研究テーマ

小池一子氏トークイベント採録(4/5)

2009年11月11日

総合的なライフスタイルが品ぞろえの中でつくられるのです。それを忘れずに、いつも言っていきたいんです。

このレポートは、2009年9月23日に池袋西武店で行われたトークイベントを採録しています。

現代の東洋の美と智恵を導入したいとロンドンから

ロンドンに、パリに、MUJIの風が吹く。(1991年)

1990年代には、世界の主立った都市に、無印良品が招かれるようになりました。
ここで、ロンドン店にまつわるエピソードをご紹介しましょう。そこには、単に日本から出たブランドが業績よく、ものがよくて海外に進出したというだけではない、もっと内側のストーリーがありました。
ロンドンには、東洋から美や知恵について取り入れることを社是にしてきた、1875年創業のリバティ百貨店があります。皆さん、プリントなどでよくご存知だと思いますが、彼等は中国の繻子や、中近東のカーペットなどを輸入して販売し、ロンドンにおけるオリエンタル・スタイルの中心を担っていました。
そのリバティ百貨店の女性プロデューサーから、手紙が来たのです。中には「今の時代に東洋から何を導入するか、私たちは5年間、青山の無印良品に通い、勉強させてもらいました。そして、現在の東洋から導入したいのはこのブランドしかないと思いました」と、綴られていました。私はその女性に会いましたが、本当に無印の大ファンで、なんとかロンドンに無印良品の店を開店しようと、尽力してくれました。
そして、表通りから一本入ったカーナビー・ストリート側に、店を開こうということになりました。カーナビー・ストリートといえば、ロンドンが一番輝いていたときをつくった、1960年代のサブ・カルチャー発祥の地です。当時のリバティの経営者たちが「あらゆることはカーナビー・ストリートからはじまる。MUJIもそうだ」と、興奮していたことを覚えています。

当時、無印良品の名称については、漢字がきちんと使われていて、カタカナや英文表現を使いませんでした。
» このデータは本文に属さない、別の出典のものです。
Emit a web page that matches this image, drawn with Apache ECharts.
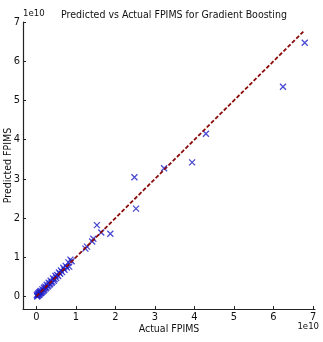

ロンドン1号店の開店に際してもイギリスのチームは、ロンドンでもそうしたいということで、無印良品をそのままローマ字で表現してはどうかと考えていました。
けれども、実際に無印良品は、英語ですごく言いにくかったものですから、打ち合せのときにも、皆さんはこれを省略して「MUJI」(ムジ)と言っていたんです。
そこで、田中一光さんにこのことについて、「MUJI=無地というのは、プレーンという意味ですよね」と話してみたら、すぐに「いいですねえ」ということで、あちらの社長がみえたときに、MUJIというロゴが即刻生まれました。
それ以来、無印良品は海外ではMUJIになりました。今でも私はよその街に行くと、その街にあるMUJIを訪れることが好きなんです。いろいろな都市に出ていったMUJIの、その後発展していった姿がそこにはあります。
ただ、日本の無印良品できちんと言っていきたいのは、無印良品の商品ひとつひとつが、ただ単品としてあるのではなくて、総合的なライフスタイルが無印良品の品ぞろえの中でつくられるということです。それを忘れずに、いつも言っていきたいんです。

生活がみえてくる。(1995年)

このポスターは、新宿の店ができるときに、「人間もまた動物の一員、自然界の一員ということを表現したいね」というアートディレクターの田中さんの考えにもとづいて、山下勇三さんと検討してできたものです。
もしデザインを志す方がいらしたら、よく見ていただきたいと思います。この、墨で描かれた一筆描きのイメージに、企業色のエンジの線が一本入ることで、何かが見えてくる。
そこで私は、「生活がみえてくる」というコピーをつくりだしました。
いつもコピーはいくつか書き、それをアートディレクターが、これでいきましょうと選んでくれました。ライフスタイルというものを考えてほしい、というキャンペーンから生まれたものですが、このときも、3人の楽しい仕事になりました。